Взмахом широко разведенных рук она заставила всех присутствующих опуститься на пол, кто где стоял.
От горящих свечей по комнате распространился густой, тяжелый, пряный запах, вызывающий головокружение и одновременно странную легкость в теле.
Новиков, готовый к подобным фокусам, внушению не поддался и успел заметить, как Сильвия застегнула на запястье генерала черный браслет-гомеостат. Это изобретенное агграми устройство обеспечивало своему носителю поддержание и стимулирование приспособительных реакций организма на уровне его генетической программы, устраняло воздействие любых факторов, нарушающих постоянство внутренней среды организма, гарантировало стопроцентную регенерацию тканей в случае механических, термических, химических и прочих повреждений.

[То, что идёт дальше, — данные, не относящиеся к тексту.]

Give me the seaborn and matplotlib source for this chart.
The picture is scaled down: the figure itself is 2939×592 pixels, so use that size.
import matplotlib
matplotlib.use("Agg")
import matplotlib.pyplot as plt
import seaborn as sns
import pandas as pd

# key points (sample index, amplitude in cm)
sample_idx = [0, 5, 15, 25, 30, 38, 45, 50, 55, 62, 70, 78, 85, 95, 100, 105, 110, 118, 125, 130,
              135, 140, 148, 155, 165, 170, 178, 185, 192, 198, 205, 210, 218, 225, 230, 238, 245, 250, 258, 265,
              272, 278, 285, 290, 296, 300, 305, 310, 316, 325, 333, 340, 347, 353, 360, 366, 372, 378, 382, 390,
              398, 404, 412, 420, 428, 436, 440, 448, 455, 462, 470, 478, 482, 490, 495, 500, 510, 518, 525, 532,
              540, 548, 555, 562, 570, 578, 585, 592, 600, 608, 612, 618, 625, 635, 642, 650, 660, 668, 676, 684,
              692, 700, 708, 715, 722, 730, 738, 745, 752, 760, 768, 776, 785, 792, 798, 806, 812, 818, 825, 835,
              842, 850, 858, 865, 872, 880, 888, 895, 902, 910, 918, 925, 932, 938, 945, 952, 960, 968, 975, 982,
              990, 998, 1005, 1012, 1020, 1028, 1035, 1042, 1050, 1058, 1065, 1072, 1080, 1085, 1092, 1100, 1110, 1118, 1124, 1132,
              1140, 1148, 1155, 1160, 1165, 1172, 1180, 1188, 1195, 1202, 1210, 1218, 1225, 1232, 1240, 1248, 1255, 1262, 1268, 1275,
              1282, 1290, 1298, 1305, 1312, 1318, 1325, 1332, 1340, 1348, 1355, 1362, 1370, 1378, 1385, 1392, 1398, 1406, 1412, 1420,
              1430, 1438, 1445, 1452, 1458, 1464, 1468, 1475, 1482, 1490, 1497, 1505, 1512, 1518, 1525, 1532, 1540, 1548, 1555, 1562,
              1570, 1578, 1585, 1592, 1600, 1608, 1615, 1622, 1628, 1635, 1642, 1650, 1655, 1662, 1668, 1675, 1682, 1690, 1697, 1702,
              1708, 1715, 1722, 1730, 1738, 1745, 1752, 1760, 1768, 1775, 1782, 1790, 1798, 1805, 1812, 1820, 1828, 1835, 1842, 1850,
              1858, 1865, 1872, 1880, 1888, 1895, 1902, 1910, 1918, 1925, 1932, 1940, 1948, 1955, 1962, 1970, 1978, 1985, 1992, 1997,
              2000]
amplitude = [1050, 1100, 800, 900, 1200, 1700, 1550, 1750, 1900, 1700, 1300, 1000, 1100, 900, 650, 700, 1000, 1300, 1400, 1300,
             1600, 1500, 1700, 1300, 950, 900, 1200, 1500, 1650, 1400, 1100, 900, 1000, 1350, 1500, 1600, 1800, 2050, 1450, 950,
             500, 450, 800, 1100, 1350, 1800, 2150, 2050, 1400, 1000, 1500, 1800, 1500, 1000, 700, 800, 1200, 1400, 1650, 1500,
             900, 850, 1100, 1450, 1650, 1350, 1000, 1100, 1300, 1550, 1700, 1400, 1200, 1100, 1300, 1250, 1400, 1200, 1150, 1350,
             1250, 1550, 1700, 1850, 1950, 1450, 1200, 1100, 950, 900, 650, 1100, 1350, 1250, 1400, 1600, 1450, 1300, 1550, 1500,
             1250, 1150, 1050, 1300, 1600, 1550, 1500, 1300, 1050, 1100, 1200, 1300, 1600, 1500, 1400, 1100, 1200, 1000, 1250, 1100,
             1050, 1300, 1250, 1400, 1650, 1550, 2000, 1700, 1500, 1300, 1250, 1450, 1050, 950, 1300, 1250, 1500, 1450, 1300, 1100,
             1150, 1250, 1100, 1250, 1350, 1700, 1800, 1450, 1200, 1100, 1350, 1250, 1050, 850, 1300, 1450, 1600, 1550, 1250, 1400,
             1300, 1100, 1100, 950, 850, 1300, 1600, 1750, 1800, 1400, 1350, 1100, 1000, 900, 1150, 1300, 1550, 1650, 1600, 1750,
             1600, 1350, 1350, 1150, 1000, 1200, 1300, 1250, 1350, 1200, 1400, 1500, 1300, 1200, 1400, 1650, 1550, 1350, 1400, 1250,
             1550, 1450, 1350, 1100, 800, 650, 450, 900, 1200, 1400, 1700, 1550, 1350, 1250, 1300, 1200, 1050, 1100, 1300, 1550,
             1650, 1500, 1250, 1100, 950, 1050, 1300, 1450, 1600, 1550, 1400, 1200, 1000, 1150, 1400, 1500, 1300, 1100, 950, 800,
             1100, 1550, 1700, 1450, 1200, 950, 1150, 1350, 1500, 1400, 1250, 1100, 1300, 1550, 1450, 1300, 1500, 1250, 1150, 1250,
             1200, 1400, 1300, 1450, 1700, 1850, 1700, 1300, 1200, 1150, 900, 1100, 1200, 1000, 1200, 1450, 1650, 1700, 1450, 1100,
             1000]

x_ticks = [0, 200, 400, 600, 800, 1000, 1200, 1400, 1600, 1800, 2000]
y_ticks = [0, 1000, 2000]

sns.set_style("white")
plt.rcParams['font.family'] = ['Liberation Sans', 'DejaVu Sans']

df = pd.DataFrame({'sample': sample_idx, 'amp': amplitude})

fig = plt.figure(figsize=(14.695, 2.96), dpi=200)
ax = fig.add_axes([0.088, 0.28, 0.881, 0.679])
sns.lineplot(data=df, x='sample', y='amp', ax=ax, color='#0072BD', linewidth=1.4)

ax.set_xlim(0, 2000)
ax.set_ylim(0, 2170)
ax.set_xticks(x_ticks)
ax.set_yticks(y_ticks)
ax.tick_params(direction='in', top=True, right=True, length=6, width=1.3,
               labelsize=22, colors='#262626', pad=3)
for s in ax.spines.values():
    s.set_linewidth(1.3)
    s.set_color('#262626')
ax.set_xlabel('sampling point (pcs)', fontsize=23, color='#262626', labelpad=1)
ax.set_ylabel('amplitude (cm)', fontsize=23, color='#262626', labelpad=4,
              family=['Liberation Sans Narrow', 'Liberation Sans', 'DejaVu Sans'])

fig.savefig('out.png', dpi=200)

В этом и заключался смысл лечения, все остальное должно было создать необходимое настроение и обстановку, подходящую для внушения.
Здесь Сильвия сумела себя показать. Ритмично двигаясь в подобии волнообразного, колеблющегося танца, обладающего, в дополнение к гипнотическому запаху свечей, собственным психологическим воздействием, Сильвия запела какую-то песню. Вернее, Андрей классифицировал как песню это сочетание высоких и низких диссонирующих звуков, подчиняющихся трудноуловимым закономерностям, совершенно чуждым человеческому, по крайней мере – европейскому, слуху.

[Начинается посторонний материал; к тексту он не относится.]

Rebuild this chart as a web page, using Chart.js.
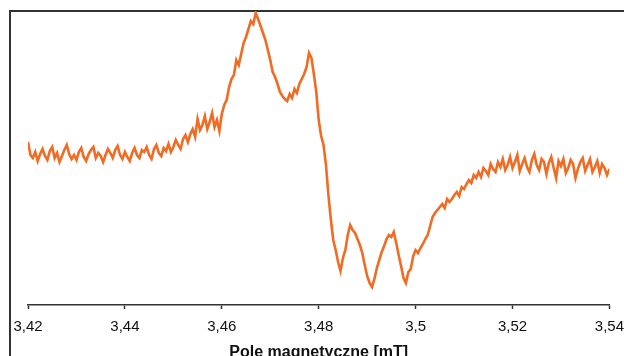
<!DOCTYPE html>
<html>
<head>
<meta charset="utf-8">
<script src="https://cdn.jsdelivr.net/npm/chart.js@4"></script>
<style>
  html, body { margin: 0; padding: 0; background: #fff; overflow: hidden; }
  #wrap { position: relative; width: 624px; height: 356px; overflow: hidden; }
  #frame { position: absolute; left: 9px; top: 10px; width: 700px; height: 420px;
           border-left: 2px solid #333; border-top: 2px solid #333; }
  canvas { position: absolute; left: 0; top: 0; }
</style>
</head>
<body>
<div id="wrap">
  <div id="frame"></div>
  <canvas id="epr" width="633" height="372"></canvas>
</div>
<script>
// pole magnetyczne [mT], rejestrowane co 0,0005 mT
const fieldStart = 3.42;
const fieldStep = 0.0005;
const xTicks = [3.42, 3.44, 3.46, 3.48, 3.5, 3.52, 3.54];

// sygnal EPR (jednostki umowne)
const signal = [
  163,150,147,153,144,151,156,149,145,154,
  158,147,152,143,149,155,160,151,146,150,
  145,153,157,148,144,151,155,158,147,152,
  149,143,150,156,152,147,155,159,150,146,
  153,148,144,152,157,150,147,155,153,158,
  150,146,156,160,152,149,157,154,161,153,
  158,165,160,156,166,170,163,171,176,168,
  186,175,180,189,176,183,192,178,185,174,
  191,200,205,218,226,230,245,240,251,262,
  268,276,284,281,292,286,279,272,265,255,
  245,233,228,221,213,209,206,204,211,207,
  216,212,221,226,231,238,252,247,231,213,
  185,169,160,140,110,86,65,55,43,34,
  47,55,70,80,75,72,66,60,52,40,
  29,22,18,26,37,45,53,59,66,70,
  68,73,62,50,39,27,22,33,36,49,
  55,52,57,61,66,70,79,88,92,95,
  98,101,97,106,103,106,110,113,109,118,
  116,121,125,122,130,127,133,128,137,134,
  130,141,136,133,143,138,146,135,140,148,
  137,143,150,134,141,147,138,133,145,151,
  140,135,146,143,131,142,148,137,127,144,
  139,146,132,137,145,141,127,136,143,147,
  134,140,146,133,138,144,132,141,137,130,136
];

const points = signal.map((v, i) => ({ x: fieldStart + i * fieldStep, y: v }));

const ctx = document.getElementById('epr').getContext('2d');
new Chart(ctx, {
  type: 'line',
  data: {
    datasets: [{
      data: points,
      borderColor: '#F26B22',
      borderWidth: 2.6,
      pointRadius: 0,
      tension: 0,
      fill: false
    }]
  },
  options: {
    responsive: false,
    animation: false,
    devicePixelRatio: 1,
    layout: { padding: { left: 28, right: 15, top: 11, bottom: 0 } },
    plugins: { legend: { display: false }, tooltip: { enabled: false } },
    scales: {
      x: {
        type: 'linear',
        min: 3.42,
        max: 3.54,
        afterBuildTicks: (scale) => { scale.ticks = xTicks.map(v => ({ value: v })); },
        afterFit: (scale) => { scale.height = 372 - 305; },
        grid: { drawOnChartArea: false, drawTicks: true, tickLength: 4, tickColor: '#333', tickWidth: 1.5 },
        border: { display: true, color: '#333', width: 1.5 },
        ticks: {
          autoSkip: false,
          maxRotation: 0,
          padding: 9,
          color: '#111',
          font: { family: 'Liberation Sans, Arial, sans-serif', size: 15 },
          callback: (v) => String(parseFloat(Number(v).toFixed(2))).replace('.', ',')
        },
        title: {
          display: true,
          text: 'Pole magnetyczne [mT]',
          color: '#111',
          font: { family: 'Liberation Sans, Arial, sans-serif', size: 16, weight: 'bold' },
          padding: { top: 0, bottom: 10 }
        }
      },
      y: {
        display: false,
        min: 0,
        max: 294
      }
    }
  }
});
</script>
</body>
</html>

Вьетнамская или китайская музыка в сопоставлении с этой казалась родной и понятной.
Сильвия то кружилась вокруг кресла впавшего в полную прострацию Врангеля, то замирала над ним, совершая немыслимой сложности пассы перед его полузакрытыми глазами.

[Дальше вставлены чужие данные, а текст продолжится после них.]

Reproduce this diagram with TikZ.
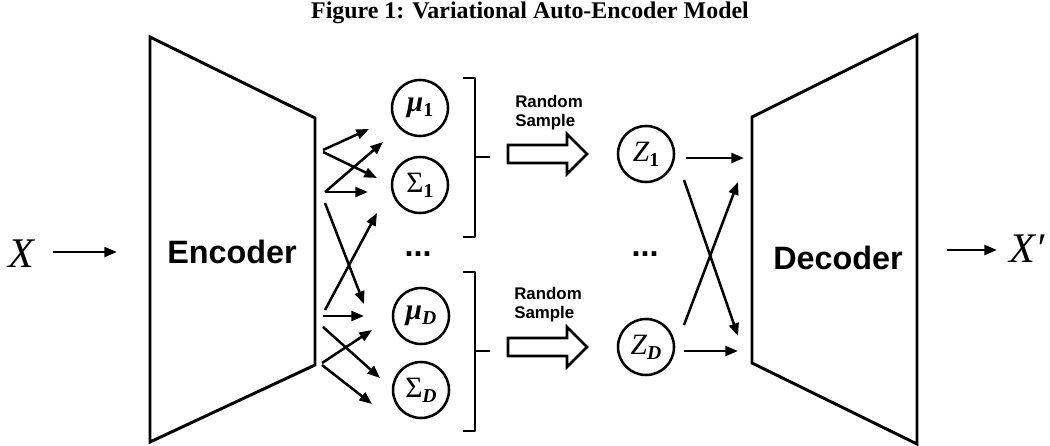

Новиков с огромным трудом ухитрялся не поддаться воздействию этого камлания, которое, наверно, представляло из себя элементы культовых плясок аггров. Или с тем же успехом могло быть вполне рядовым танцем из репертуара тамошней самодеятельности.
Время остановилось. Когда сеанс закончился, никто из присутствующих не мог бы сказать, часы прошли или минуты.
Опять-таки, кроме Новикова. Да и он ощутил себя так, как бывает в болезненном полусне – вроде бы ты и бодрствуешь, и способен оценить свое состояние, и одновременно на трезвые мысли накладываются искажающие действительность то ли грезы, то ли бредовые иллюзии, после которых страшно вновь закрыть глаза.
Вдоль стены, стараясь не привлекать внимания Сильвии – а была ли в данный момент эта жрица неведомого культа знакомой ему Сильвией, – он переместился к окну и присел на подоконник, вдыхая струйку прохладного воздуха, сочащегося из-за приоткрытой створки.
Все оборвалось внезапно. Последний экстатический вскрик, уходящий в ультразвук, – и тишина. Присутствующие в комнате люди очнулись, как бы и не подозревая о только что случившемся наваждении. Похоже, что вообще они не заметили чего-то необычного и даже танца Сильвии не помнили.
Первым поднялся из своего кресла Врангель.
– И что же? В чем заключалось лечение? Свечи, запахи и три взмаха рук? – спросил он брюзгливым тоном. И вдруг замолчал, будто прислушиваясь к чему-то внутри себя. Лицо его отразило недоумение. Он повернулся к доктору.